With
some support from political leaders in the nation's capital and from
eastern newspapers, the town fathers attempted to use their position
as a Gentile city to break the political and economic monopoly held
by the Mormons in Utah Territory. They sought to have J. A. Williamson
named territorial governor; tried to have the northern one degree of
latitude of Utah added to Idaho so as to dismember the territory; and
attempted to have Corinne named as the capital of Utah. The citizens
of Corinne failed in each case to achieve their wishes, but it was not
for lack of trying--their leaders and newssheets bombarded Washington,
D.C., for help in their fight as they blasted Brigham Young and the Mormon hierarchy. The Saints had no difficulty in this unequal fight, even awarding the ballot to Utah women to ensure maintenance of political control of the territory.

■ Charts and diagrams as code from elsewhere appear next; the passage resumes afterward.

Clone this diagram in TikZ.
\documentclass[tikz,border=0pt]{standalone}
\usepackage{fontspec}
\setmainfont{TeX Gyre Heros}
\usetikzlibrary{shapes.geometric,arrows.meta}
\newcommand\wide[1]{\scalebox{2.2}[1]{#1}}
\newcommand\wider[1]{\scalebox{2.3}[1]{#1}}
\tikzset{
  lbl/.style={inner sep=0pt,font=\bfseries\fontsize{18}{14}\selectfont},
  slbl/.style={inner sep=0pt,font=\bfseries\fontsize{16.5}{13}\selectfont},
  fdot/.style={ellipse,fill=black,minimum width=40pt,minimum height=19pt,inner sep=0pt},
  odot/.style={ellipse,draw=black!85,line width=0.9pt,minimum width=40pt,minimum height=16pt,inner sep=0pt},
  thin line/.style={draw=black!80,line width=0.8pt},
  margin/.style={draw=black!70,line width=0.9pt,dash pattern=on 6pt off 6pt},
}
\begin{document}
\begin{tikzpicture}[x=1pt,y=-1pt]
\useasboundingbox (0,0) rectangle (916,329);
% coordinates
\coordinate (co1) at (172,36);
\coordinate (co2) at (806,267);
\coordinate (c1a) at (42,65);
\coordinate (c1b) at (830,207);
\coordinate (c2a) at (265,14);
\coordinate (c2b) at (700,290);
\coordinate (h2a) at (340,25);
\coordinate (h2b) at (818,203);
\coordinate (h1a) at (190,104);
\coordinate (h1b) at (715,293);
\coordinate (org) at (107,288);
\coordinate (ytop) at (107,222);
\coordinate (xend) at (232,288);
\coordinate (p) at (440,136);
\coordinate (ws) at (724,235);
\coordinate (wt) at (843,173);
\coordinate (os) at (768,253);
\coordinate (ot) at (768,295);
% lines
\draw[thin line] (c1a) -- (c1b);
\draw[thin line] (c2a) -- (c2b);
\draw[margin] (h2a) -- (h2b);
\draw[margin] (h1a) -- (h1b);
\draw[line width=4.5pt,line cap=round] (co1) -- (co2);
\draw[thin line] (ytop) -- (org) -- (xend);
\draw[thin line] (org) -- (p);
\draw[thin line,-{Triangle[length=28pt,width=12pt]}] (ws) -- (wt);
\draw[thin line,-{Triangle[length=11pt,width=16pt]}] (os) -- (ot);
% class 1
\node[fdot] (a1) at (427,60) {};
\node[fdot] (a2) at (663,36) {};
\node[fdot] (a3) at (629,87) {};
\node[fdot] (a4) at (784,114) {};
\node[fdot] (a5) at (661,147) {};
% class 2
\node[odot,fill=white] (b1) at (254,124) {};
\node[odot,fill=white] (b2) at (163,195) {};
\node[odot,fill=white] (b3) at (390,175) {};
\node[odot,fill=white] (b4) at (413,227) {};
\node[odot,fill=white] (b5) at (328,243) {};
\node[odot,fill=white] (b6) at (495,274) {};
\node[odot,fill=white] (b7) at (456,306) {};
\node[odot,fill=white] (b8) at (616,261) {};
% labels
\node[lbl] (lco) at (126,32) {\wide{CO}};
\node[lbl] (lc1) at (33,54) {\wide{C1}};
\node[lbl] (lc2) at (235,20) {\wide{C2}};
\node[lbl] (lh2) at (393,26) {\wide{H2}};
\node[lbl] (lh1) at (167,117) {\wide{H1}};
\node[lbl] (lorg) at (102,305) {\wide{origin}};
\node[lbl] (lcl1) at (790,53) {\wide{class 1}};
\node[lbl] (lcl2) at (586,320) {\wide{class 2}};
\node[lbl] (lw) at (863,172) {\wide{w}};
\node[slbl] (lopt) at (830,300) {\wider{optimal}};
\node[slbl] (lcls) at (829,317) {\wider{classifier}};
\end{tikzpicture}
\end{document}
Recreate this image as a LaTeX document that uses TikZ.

Brigham Young assured the demise
of Corinne when he and the Mormon people built the narrow-gauge Utah
Northern Railroad from Ogden to Franklin, Idaho. Although construction
of the line beyond that point ceased for four years as a result of the
Panic of 1873, in the autumn of 1877, the Union Pacific bought the little
railroad and began pushing it northward through Idaho. The tracks reached
Marsh Valley and cut the Montana Trail at that place, thereby supplanting
wagon traffic from Corinne with rail transport from Ogden. The Gentile
merchants immediately fled Corinne for Ogden or the terminus of the
rail line, while Mormon farmers moved in to buy the land around Corinne
and make it the Mormon village it has been ever since.
See:
Brigham D. Madsen, Corinne: The Gentile Capital of Utah (1980).